St. Louis Public Schools countersues former superintendent
In St. Louis Public Schools’ (SLPS) latest legal battle, the district has countersued former Superintendent Keisha Scarlett after her lawsuit, filed in April, contested her abrupt leave of absence…
In St. Louis Public Schools’ (SLPS) latest legal battle, the district has countersued former Superintendent Keisha Scarlett after her lawsuit, filed in April, contested her abrupt leave of absence and eventual termination.

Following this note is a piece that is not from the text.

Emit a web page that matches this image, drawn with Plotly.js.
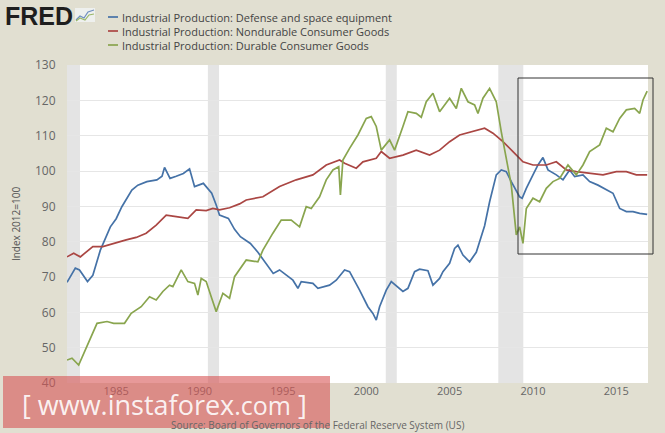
<!DOCTYPE html>
<html>
<head>
<meta charset="utf-8">
<script src="https://cdn.plot.ly/plotly-3.0.1.min.js"></script>
<style>
  body { margin: 0; background: #e1dfd1; }
  #chart { width: 665px; height: 433px; }
</style>
</head>
<body>
<div id="chart"></div>
<script>
// Values, years as decimals
var defenseYears = [1982.05, 1982.55, 1982.8, 1983.28, 1983.6, 1984.05, 1984.65, 1985.0, 1985.34, 1985.94,
  1986.3, 1986.84, 1987.44, 1987.75, 1987.9, 1988.23, 1988.6, 1989.03, 1989.4, 1989.7,
  1990.23, 1990.73, 1991.0, 1991.2, 1991.73, 1992.1, 1992.45, 1993.05, 1993.5, 1993.82,
  1994.42, 1994.8, 1995.2, 1995.6, 1995.9, 1996.1, 1996.8, 1997.1, 1997.8, 1998.2,
  1998.7, 1999.0, 1999.6, 2000.1, 2000.4, 2000.6, 2000.8, 2001.2, 2001.5, 2002.2,
  2002.5, 2002.9, 2003.2, 2003.7, 2004.0, 2004.4, 2004.6, 2005.0, 2005.3, 2005.5,
  2005.8, 2006.2, 2006.6, 2006.9, 2007.1, 2007.4, 2007.8, 2008.1, 2008.4, 2008.7,
  2009.2, 2009.35, 2009.6, 2010.0, 2010.3, 2010.6, 2010.9, 2011.4, 2011.8, 2012.2,
  2012.5, 2013.0, 2013.4, 2013.9, 2014.4, 2014.8, 2015.2, 2015.6, 2016.0, 2016.4, 2016.85];
var defenseValues = [68.5, 72.5, 72, 68.7, 70.5, 77.6, 84.2, 86.5, 89.9, 94.6,
  96, 97, 97.5, 98.5, 101, 97.9, 98.5, 99.3, 100.6, 95.6,
  96.5, 93.7, 90.4, 87.5, 86.6, 83.5, 81.4, 79.5, 77, 74.8,
  71.0, 72, 70.5, 69.1, 66.8, 68.7, 68.2, 66.8, 67.7, 69.1,
  72, 71.5, 66.3, 61.6, 59.7, 57.8, 61.6, 66.3, 68.7, 65.9,
  66.8, 71.5, 72.2, 71.8, 67.7, 69.6, 71.5, 73.9, 78.1, 79,
  76.2, 74.3, 77, 81.4, 84.5, 91.3, 98.9, 100.3, 99.8, 97,
  92.7, 92.3, 95.1, 98.9, 101.7, 103.8, 100.3, 98.9, 97.5, 100.3,
  98.4, 98.9, 97, 96, 94.6, 93.7, 89.4, 88.5, 88.5, 88, 87.7];

var nondurableYears = [1982.05, 1982.45, 1982.85, 1983.6, 1984.2, 1984.8, 1985.6, 1986.2, 1986.8, 1987.4,
  1988.0, 1988.6, 1989.3, 1989.8, 1990.4, 1990.8, 1991.2, 1991.8, 1992.4, 1992.8,
  1993.8, 1994.8, 1995.8, 1996.8, 1997.6, 1998.4, 1998.7, 1999.4, 1999.8, 2000.6,
  2000.9, 2001.4, 2002.2, 2003.0, 2003.8, 2004.4, 2005.0, 2005.6, 2006.2, 2007.1,
  2007.6, 2008.2, 2008.8, 2009.4, 2010.0, 2010.8, 2011.4, 2012.0, 2012.6, 2013.4,
  2014.2, 2015.0, 2015.6, 2016.2, 2016.85];
var nondurableValues = [75.7, 76.7, 75.7, 78.6, 78.6, 79.5, 80.5, 81.2, 82.4, 84.7,
  87.5, 87.1, 86.6, 89, 88.8, 89.4, 89, 89.6, 90.7, 91.8,
  92.7, 95.6, 97.5, 98.9, 101.7, 103.1, 102.2, 100.8, 102.6, 103.6,
  105.5, 103.6, 104.5, 105.9, 104.5, 105.9, 108.3, 110.2, 111, 112.1,
  110.7, 108.3, 105.5, 102.6, 101.7, 101.7, 102.6, 100.3, 99.8, 99.3,
  98.9, 99.8, 99.8, 98.9, 98.9];

var durableYears = [1982.05, 1982.35, 1982.75, 1983.25, 1983.85, 1984.45, 1984.85, 1985.5, 1985.9, 1986.5,
  1987.0, 1987.4, 1987.8, 1988.2, 1988.4, 1988.9, 1989.3, 1989.7, 1989.9, 1990.1,
  1990.4, 1990.7, 1991.0, 1991.4, 1991.8, 1992.1, 1992.8, 1993.5, 1993.8, 1994.4,
  1994.9, 1995.5, 1996.0, 1996.4, 1996.7, 1997.2, 1997.6, 1998.0, 1998.35, 1998.45,
  1998.6, 1999.0, 1999.5, 2000.0, 2000.3, 2000.6, 2000.9, 2001.4, 2001.7, 2002.2,
  2002.5, 2003.0, 2003.3, 2003.6, 2004.0, 2004.4, 2005.0, 2005.4, 2005.7, 2006.1,
  2006.5, 2006.7, 2007.0, 2007.4, 2007.8, 2008.1, 2008.4, 2008.7, 2009.0, 2009.2,
  2009.4, 2009.6, 2010.0, 2010.4, 2010.8, 2011.2, 2011.6, 2012.1, 2012.6, 2013.0,
  2013.4, 2014.0, 2014.4, 2014.8, 2015.2, 2015.6, 2016.1, 2016.4, 2016.6, 2016.85];
var durableValues = [46.5, 47, 45.1, 50.3, 56.9, 57.4, 56.9, 56.9, 59.7, 61.6,
  64.4, 63.5, 65.9, 67.7, 67.3, 72, 68.7, 68.2, 64.9, 69.6,
  68.7, 64.4, 60.2, 65.4, 64, 70.1, 74.8, 74.3, 77.6, 82.4,
  86.1, 86.1, 84.2, 89.9, 89.4, 92.7, 97.5, 100.3, 101.2, 93.2,
  103.1, 106.4, 110.2, 114.9, 115.4, 112.6, 105.9, 108.8, 105.9, 112.6,
  116.8, 116.3, 115.2, 119.6, 122, 116.8, 120.6, 117.7, 123.4, 119.6,
  118.7, 116.3, 120.6, 123.4, 119.6, 111.1, 103.6, 96, 81.9, 84.2,
  79.5, 89.4, 92.3, 91.3, 95.1, 97, 97.9, 101.7, 98.9, 101.7,
  105.5, 107.4, 112.1, 111.1, 114.9, 117.3, 117.7, 116.3, 120.1, 122.6];

var seriesNames = [
  'Industrial Production: Defense and space equipment',
  'Industrial Production: Nondurable Consumer Goods',
  'Industrial Production: Durable Consumer Goods'
];
var seriesColors = ['#4572a7', '#aa4643', '#89a54e'];

// recession periods (start, end)
var recessions = [[1982.05, 1982.83], [1990.5, 1991.17], [2001.17, 2001.83], [2007.92, 2009.42]];

var xTicks = [1985, 1990, 1995, 2000, 2005, 2010, 2015];

var data = [
  { x: defenseYears, y: defenseValues },
  { x: nondurableYears, y: nondurableValues },
  { x: durableYears, y: durableValues }
].map(function (s, i) {
  return {
    x: s.x, y: s.y, type: 'scatter', mode: 'lines', name: seriesNames[i],
    line: { color: seriesColors[i], width: 1.7 }, hoverinfo: 'skip'
  };
});

var shapes = recessions.map(function (r) {
  return {
    type: 'rect', xref: 'x', yref: 'paper', x0: r[0], x1: r[1], y0: 0, y1: 1,
    fillcolor: '#e4e4e4', line: { width: 0 }, layer: 'below'
  };
});

// plot area in pixels: left 67, right 648, top 65, bottom 383
function px(x) { return (x - 67) / 581; }
function py(y) { return (383 - y) / 318; }

var annotations = [];
// legend built by hand so the sample lines stay short
seriesNames.forEach(function (name, i) {
  var yy = 17 + i * 14;
  shapes.push({
    type: 'line', xref: 'paper', yref: 'paper',
    x0: px(108), x1: px(118), y0: py(yy), y1: py(yy),
    line: { color: seriesColors[i], width: 1.7 }
  });
  annotations.push({
    xref: 'paper', yref: 'paper', x: px(120), y: py(yy), xanchor: 'left', yanchor: 'middle',
    text: name, showarrow: false, font: { family: 'Open Sans', size: 11, color: '#444' }
  });
});

// FRED logo
annotations.push({
  xref: 'paper', yref: 'paper', x: px(3), y: py(16), xanchor: 'left', yanchor: 'middle',
  text: '<b>FRED</b>', showarrow: false,
  font: { family: 'Liberation Sans', size: 25, color: '#1e1e1e' }
});
shapes.push({
  type: 'rect', xref: 'paper', yref: 'paper', x0: px(75), x1: px(95), y0: py(22), y1: py(8),
  fillcolor: '#eef0ee', line: { width: 0 }
});
shapes.push({
  type: 'path', xref: 'paper', yref: 'paper',
  path: 'M' + px(76) + ',' + py(20) + ' L' + px(80) + ',' + py(16) + ' L' + px(84) + ',' + py(18) +
    ' L' + px(88) + ',' + py(12) + ' L' + px(94) + ',' + py(10),
  line: { color: '#6f8fbf', width: 1.2 }
});
shapes.push({
  type: 'path', xref: 'paper', yref: 'paper',
  path: 'M' + px(76) + ',' + py(21) + ' L' + px(80) + ',' + py(18) + ' L' + px(85) + ',' + py(20) +
    ' L' + px(89) + ',' + py(15) + ' L' + px(94) + ',' + py(14),
  line: { color: '#9bb86a', width: 1.2 }
});

// highlight box
shapes.push({
  type: 'rect', xref: 'paper', yref: 'paper', x0: px(518), x1: px(653), y0: py(254), y1: py(78),
  line: { color: '#333', width: 1 }, fillcolor: 'rgba(0,0,0,0)'
});

// source line
annotations.push({
  xref: 'paper', yref: 'paper', x: px(317), y: py(425), xanchor: 'center', yanchor: 'middle',
  text: 'Source: Board of Governors of the Federal Reserve System (US)', showarrow: false,
  font: { family: 'Open Sans', size: 10, color: '#666' }
});

// watermark banner
shapes.push({
  type: 'rect', xref: 'paper', yref: 'paper', x0: px(3), x1: px(330), y0: py(428), y1: py(376),
  fillcolor: 'rgba(215,85,85,0.6)', line: { width: 0 }
});
annotations.push({
  xref: 'paper', yref: 'paper', x: px(164), y: py(404), xanchor: 'center', yanchor: 'middle',
  text: '[ www.instaforex<span style="font-size:25px">.com</span> ]', showarrow: false,
  font: { family: 'Open Sans', size: 27, color: 'rgba(255,255,255,0.9)' }
});

var layout = {
  width: 665, height: 433,
  margin: { l: 67, r: 17, t: 65, b: 50 },
  paper_bgcolor: '#e1dfd1',
  plot_bgcolor: '#ffffff',
  showlegend: false,
  font: { family: 'Open Sans', color: '#666' },
  xaxis: {
    range: [1982.05, 2016.9], tickvals: xTicks, ticktext: xTicks.map(String),
    showgrid: false, zeroline: false, showline: false, ticks: '',
    tickfont: { size: 11, color: '#666' }
  },
  yaxis: {
    range: [40, 130], dtick: 10, gridcolor: '#e6e6e6', gridwidth: 1,
    zeroline: false, showline: false, ticks: 'outside', ticklen: 8, tickcolor: 'rgba(0,0,0,0)',
    tickfont: { size: 12, color: '#666' },
    title: { text: 'Index 2012=100', font: { size: 10, color: '#555' }, standoff: 12 }
  },
  shapes: shapes,
  annotations: annotations
};

Plotly.newPlot('chart', data, layout, { displayModeBar: false, staticPlot: true });
</script>
</body>
</html>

“The countersuit accuses Scarlett of authorizing contracts, salary increases, promotions and hires within the district without required approval from the Board of Education,” the local Fox affiliate wrote. “The district also alleges that Scarlett improperly used district-issued credit cards for thousands of dollars of personal or non-business expenses.”
SLPS is seeking more than $270,000 in salary and other compensation it has already paid Scarlett, according to the article.
Meanwhile, Scarlett argues the district acted “‘to deflect its own shortcomings on her’ and for reporting ‘illegal activity within the district,’” St. Louis Public Radio reported in April.
“She is seeking damages, lost wages and benefits. Her three-year contract began with SLPS in July 2023 at an annual salary of $268,000.”
As previously reported by Heartlander News, a Missouri audit chastised the district’s board for being “asleep at the wheel and (allowing) Dr. Scarlett to abuse the system in the first place.”
“Time and time again, you’ll see that the Board of Education can and must do a much better job of providing leadership and oversight for the district,” said Scott Fitzpatrick, state auditor.
Multiple school closures planned
The news comes during a time of extreme financial pressure for the beleaguered district, which may close more than a third of its schools to cut costs.
“Historical PK-12 enrollment data show that Saint Louis Public Schools’ enrollment declined from 43,284 students in 1991 to 17,981 students in 2025, a decrease of 25,303 students, or approximately 58.5%,” the district noted in a recent report titled “Future Ready SLPS.”
Shuttering up to 22 of its 62 schools and revamping its transportation system could help close a $41 million deficit, according to the report.
The dampened financial tone stands in stark contrast to the lavish spending uncovered by the state audit under Scarlett’s administration.
Questionable expenses included a Topgolf venue rental and travel upgrades to an Airbnb rental, along with one “unexplained four-night stay at Caesars Palace” – more than $8,600 for just four items.
“The district did not competitively select some vendors as required by district policies and state law,” the report concluded. “In one instance, the district used a non-RFP vendor instead of a preferred vendor for $133,295 in T-shirt purchases without being able to provide an explanation.”
The district has also drawn criticism from community advocates, who argued deeper financial reforms are necessary.
“There seems to be no real plan to move ahead other than closing and consolidating schools in predominantly black neighborhoods [which are] already devastated by tornado damage,” said Byron Clemens, spokesperson for the American Federation of Teachers Local 420.
“We believe that there is still a significant ‘rainy day’ fund and offer to sit down with the elected school board and other stakeholders and develop a comprehensive five-year plan. Closing and consolidating schools alone is not a viable plan.”